The Raiders aren't in urgent need of a quarterback, starting or back-up.
They've got Derek Carr and Matt McGloin on the roster.
But with McGloin an unrestricted free agent following the upcoming 2016 season, it might be wise to take a quarterback late in next week's NFL Draft and develop him into Carr's eventual back-up.
Enter Stanford signal caller Kevin Hogan.
The 6-foot-3 quarterback, who amassed a 37-10 record at Stanford, received a visit from the Raiders, according to NFL Network's Ian Rapoport. The Eagles, Buccaneers and Titans also made trips to Palo Alto to meet with Hogan, according to the report.
The Browns, Chargers and Ravens reportedly brought Hogan in for a visit.
— Ian Rapoport (@RapSheet) April 23, 2016
Projected as a mid-to-late-round pick, Hogan met with prospective NFL employers at the scouting combine in February and pitched teams on his ability to win games.
“You play the game to win, and you have to do whatever it takes to secure victory,” Hogan said on Thursday, Feb. 25. “Whether it’s leading a two-minute drive in the fourth quarter or handing the ball off 50 times, winning is all that matters. I understand that. I don’t care about individual stats. It’s about victories for me, and I think NFL teams obviously respect that.”

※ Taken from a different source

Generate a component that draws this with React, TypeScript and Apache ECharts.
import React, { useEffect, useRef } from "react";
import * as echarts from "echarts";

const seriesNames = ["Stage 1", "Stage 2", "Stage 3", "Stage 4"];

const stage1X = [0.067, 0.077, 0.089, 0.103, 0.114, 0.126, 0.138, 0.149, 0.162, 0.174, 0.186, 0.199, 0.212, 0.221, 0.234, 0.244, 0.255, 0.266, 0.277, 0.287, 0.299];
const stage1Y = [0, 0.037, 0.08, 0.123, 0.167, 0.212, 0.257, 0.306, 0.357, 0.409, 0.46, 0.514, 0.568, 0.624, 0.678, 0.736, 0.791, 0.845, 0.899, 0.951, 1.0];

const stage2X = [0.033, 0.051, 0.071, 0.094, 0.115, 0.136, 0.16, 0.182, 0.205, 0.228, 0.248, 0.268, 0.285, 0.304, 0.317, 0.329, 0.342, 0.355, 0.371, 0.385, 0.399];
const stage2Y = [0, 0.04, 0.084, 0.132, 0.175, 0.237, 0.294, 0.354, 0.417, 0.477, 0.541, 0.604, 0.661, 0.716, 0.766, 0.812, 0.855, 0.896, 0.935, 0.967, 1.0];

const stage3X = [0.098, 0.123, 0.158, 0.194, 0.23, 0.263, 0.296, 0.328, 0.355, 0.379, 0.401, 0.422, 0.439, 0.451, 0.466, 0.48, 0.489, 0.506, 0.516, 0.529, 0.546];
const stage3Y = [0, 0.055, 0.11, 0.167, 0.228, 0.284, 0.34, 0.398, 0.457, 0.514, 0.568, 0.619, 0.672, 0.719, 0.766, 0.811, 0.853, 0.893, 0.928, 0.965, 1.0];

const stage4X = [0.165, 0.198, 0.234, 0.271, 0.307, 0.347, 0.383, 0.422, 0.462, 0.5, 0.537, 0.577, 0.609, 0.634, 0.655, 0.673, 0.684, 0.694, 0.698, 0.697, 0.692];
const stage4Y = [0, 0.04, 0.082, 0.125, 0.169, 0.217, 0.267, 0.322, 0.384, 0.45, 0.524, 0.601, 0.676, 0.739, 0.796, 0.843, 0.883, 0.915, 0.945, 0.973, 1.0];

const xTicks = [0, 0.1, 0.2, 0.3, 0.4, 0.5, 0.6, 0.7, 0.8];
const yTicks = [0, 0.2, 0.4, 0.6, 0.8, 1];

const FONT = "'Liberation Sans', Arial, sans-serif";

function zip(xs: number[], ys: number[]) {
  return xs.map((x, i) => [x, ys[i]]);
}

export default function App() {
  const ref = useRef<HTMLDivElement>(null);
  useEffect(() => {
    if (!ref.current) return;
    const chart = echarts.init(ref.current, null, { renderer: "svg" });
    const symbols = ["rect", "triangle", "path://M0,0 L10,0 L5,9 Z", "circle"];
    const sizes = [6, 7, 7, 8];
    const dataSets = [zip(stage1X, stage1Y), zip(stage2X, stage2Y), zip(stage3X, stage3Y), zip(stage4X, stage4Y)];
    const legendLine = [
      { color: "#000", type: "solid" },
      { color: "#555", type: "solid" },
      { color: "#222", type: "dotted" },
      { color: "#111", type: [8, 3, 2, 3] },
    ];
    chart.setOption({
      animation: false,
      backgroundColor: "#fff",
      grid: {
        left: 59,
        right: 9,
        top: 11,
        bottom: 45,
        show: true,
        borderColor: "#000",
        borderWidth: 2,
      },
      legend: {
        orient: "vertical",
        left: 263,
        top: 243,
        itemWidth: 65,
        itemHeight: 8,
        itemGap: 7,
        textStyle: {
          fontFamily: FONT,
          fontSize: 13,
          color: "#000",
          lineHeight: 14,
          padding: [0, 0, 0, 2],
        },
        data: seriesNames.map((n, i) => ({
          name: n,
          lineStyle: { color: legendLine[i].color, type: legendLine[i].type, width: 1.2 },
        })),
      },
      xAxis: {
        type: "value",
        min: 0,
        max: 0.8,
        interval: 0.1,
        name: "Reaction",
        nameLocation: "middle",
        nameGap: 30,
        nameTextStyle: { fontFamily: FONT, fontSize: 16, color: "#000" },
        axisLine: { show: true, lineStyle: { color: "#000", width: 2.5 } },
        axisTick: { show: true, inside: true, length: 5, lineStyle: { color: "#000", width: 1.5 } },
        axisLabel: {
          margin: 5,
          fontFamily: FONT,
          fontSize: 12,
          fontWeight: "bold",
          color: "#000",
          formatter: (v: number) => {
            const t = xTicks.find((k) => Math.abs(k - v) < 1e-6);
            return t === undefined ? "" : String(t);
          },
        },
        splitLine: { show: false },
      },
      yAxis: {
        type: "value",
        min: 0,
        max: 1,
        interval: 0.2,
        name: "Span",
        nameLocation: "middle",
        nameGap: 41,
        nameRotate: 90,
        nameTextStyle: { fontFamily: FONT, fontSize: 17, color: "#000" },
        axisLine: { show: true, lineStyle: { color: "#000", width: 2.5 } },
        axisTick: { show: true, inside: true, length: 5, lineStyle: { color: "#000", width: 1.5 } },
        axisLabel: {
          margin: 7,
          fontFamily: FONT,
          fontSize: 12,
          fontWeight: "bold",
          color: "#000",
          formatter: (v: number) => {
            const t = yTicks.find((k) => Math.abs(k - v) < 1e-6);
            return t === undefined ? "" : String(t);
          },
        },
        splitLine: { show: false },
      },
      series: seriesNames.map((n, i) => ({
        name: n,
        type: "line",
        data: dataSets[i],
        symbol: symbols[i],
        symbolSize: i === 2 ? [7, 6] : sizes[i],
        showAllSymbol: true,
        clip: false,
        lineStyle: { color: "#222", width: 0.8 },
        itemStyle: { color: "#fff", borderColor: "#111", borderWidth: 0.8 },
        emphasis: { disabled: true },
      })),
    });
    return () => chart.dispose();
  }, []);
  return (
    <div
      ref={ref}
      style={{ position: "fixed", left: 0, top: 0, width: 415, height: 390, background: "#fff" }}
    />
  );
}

Hogan has shortened his throwing motion during this offseason. He believes that, in addition to his experience in Stanford’s pro-style offense, will prove he can be a successful pro.
“I’m happy with my upbringing in the West Coast system,” Hogan said. “From talking to NFL players, they all say it translates really well.”

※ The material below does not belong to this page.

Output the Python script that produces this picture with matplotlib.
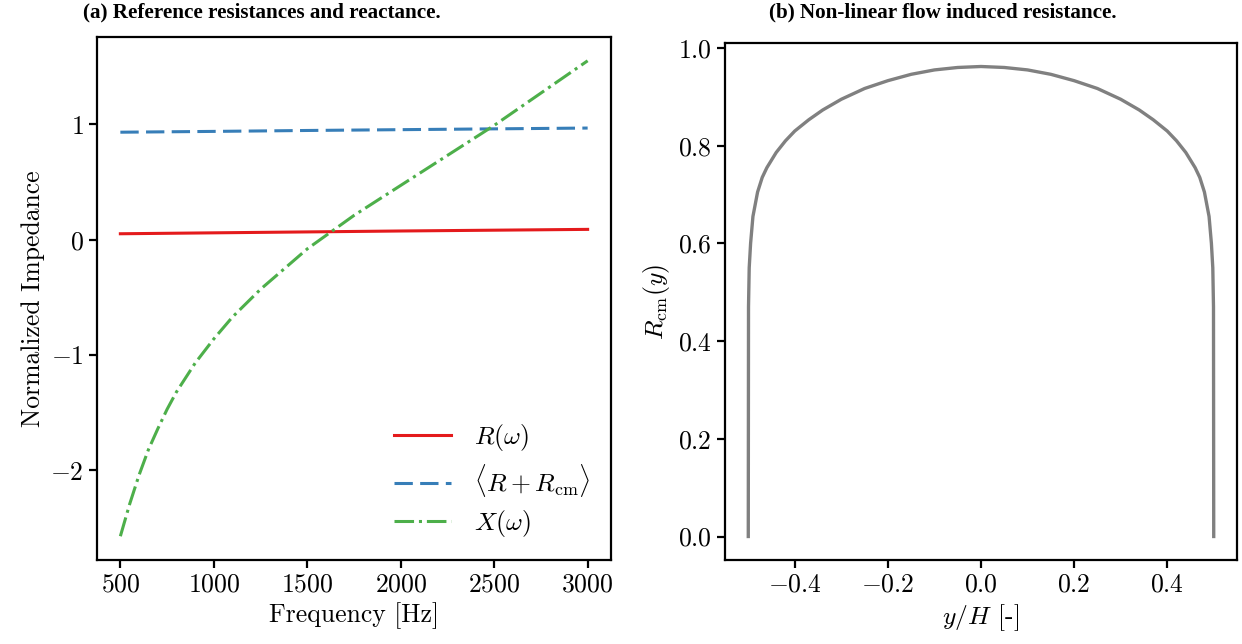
import numpy as np
import matplotlib
matplotlib.use('Agg')
import matplotlib.pyplot as plt

# fonts: computer modern look for axes, bold times for the panel titles
plt.rcParams.update({'font.family': 'serif',
                     'font.serif': ['cmr10', 'DejaVu Serif'],
                     'mathtext.fontset': 'cm',
                     'axes.formatter.use_mathtext': True,
                     'axes.unicode_minus': True,
                     'font.size': 18.5})

# (a) reference resistances and reactance
freq_r = [500, 1000, 1500, 2000, 2500, 3000]
res_r = [0.051, 0.059, 0.067, 0.075, 0.082, 0.089]
res_tot = [0.931, 0.938, 0.946, 0.953, 0.960, 0.967]

freq_x = [500, 550, 600, 650, 700, 750, 800, 900, 1000, 1100, 1250, 1500,
          1750, 2000, 2250, 2500, 2750, 3000]
react_x = [-2.57, -2.29, -2.04, -1.82, -1.64, -1.47, -1.32, -1.07, -0.86, -0.67,
           -0.43, -0.08, 0.21, 0.47, 0.73, 0.99, 1.27, 1.55]

# (b) non-linear flow induced resistance profile
y_h = [-0.5, -0.4995, -0.498, -0.495, -0.49, -0.48, -0.47, -0.46, -0.44, -0.42,
       -0.40, -0.37, -0.34, -0.30, -0.25, -0.20, -0.15, -0.10, -0.05, 0.0,
       0.05, 0.10, 0.15, 0.20, 0.25, 0.30, 0.34, 0.37, 0.40, 0.42,
       0.44, 0.46, 0.47, 0.48, 0.49, 0.495, 0.498, 0.4995, 0.5]
r_cm = [0.0, 0.47, 0.55, 0.60, 0.655, 0.705, 0.735, 0.755, 0.786, 0.810,
        0.830, 0.853, 0.873, 0.895, 0.917, 0.933, 0.946, 0.955, 0.960, 0.962,
        0.960, 0.955, 0.946, 0.933, 0.917, 0.895, 0.873, 0.853, 0.830, 0.810,
        0.786, 0.755, 0.735, 0.705, 0.655, 0.60, 0.55, 0.47, 0.0]

W, H = 1242, 644
fig = plt.figure(figsize=(W / 100, H / 100), dpi=100)

def box(x0, y0, x1, y1):
    return [x0 / W, 1 - y1 / H, (x1 - x0) / W, (y1 - y0) / H]

ax1 = fig.add_axes(box(97, 37, 611, 560))
ax2 = fig.add_axes(box(725, 43, 1237, 560))

ax1.plot(freq_r, res_r, '-', color='#e41a1c', lw=2.2, label=r'$R(\omega)$')
ax1.plot(freq_r, res_tot, '--', color='#377eb8', lw=2.2, dashes=(6, 2.4),
         label=r'$\langle R+R_{\rm cm}\rangle$')
ax1.plot(freq_x, react_x, '-.', color='#4daf4a', lw=2.2, label=r'$X(\omega)$')
ax1.set_xticks([500, 1000, 1500, 2000, 2500, 3000])
ax1.set_yticks([-2, -1, 0, 1])
ax1.set_xlabel('Frequency [Hz]')
ax1.set_ylabel('Normalized Impedance')
ax1.legend(loc='lower right', frameon=False, handlelength=2.2, fontsize=18.5,
           borderaxespad=0.4, labelspacing=0.35, handletextpad=0.9)

ax2.plot(y_h, r_cm, '-', color='gray', lw=2.4)
ax2.set_xticks([-0.4, -0.2, 0.0, 0.2, 0.4])
ax2.set_yticks([0.0, 0.2, 0.4, 0.6, 0.8, 1.0])
ax2.set_xlabel(r'$y/H$ [-]')
ax2.set_ylabel(r'$R_{\rm cm}(y)$')

for ax in (ax1, ax2):
    for s in ax.spines.values():
        s.set_linewidth(1.6)
    ax.tick_params(width=1.6, length=6)

fig.text(262 / W, 1 - 12 / H, '(a) Reference resistances and reactance.',
         family='Liberation Serif', weight='bold', fontsize=15.2,
         ha='center', va='center')
fig.text(943 / W, 1 - 12 / H, '(b) Non-linear flow induced resistance.',
         family='Liberation Serif', weight='bold', fontsize=15.2,
         ha='center', va='center')

fig.savefig('out.png', dpi=100)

[RELATED: Hogan aided by Luck, Stanford upbringing]
Hogan has some excellent resources to lean on. The sturdiest is Stanford alum and current Indianapolis Colts quarterback Andrew Luck, a mentor Hogan spoke with on Wednesday.
“I spent a lot of time on the phone with him, just getting ready to come here,” Hogan said. “I spent some time on the phone with Matt Hasselbeck, just talking about the process and everything he’s done in his career. Had some coaches who are currently in the NFL coaching, so I got some advice from them, as well. “I feel I have a lot of good resources to reach out to and get information from, and will give me an honest opinion about where I can improve.”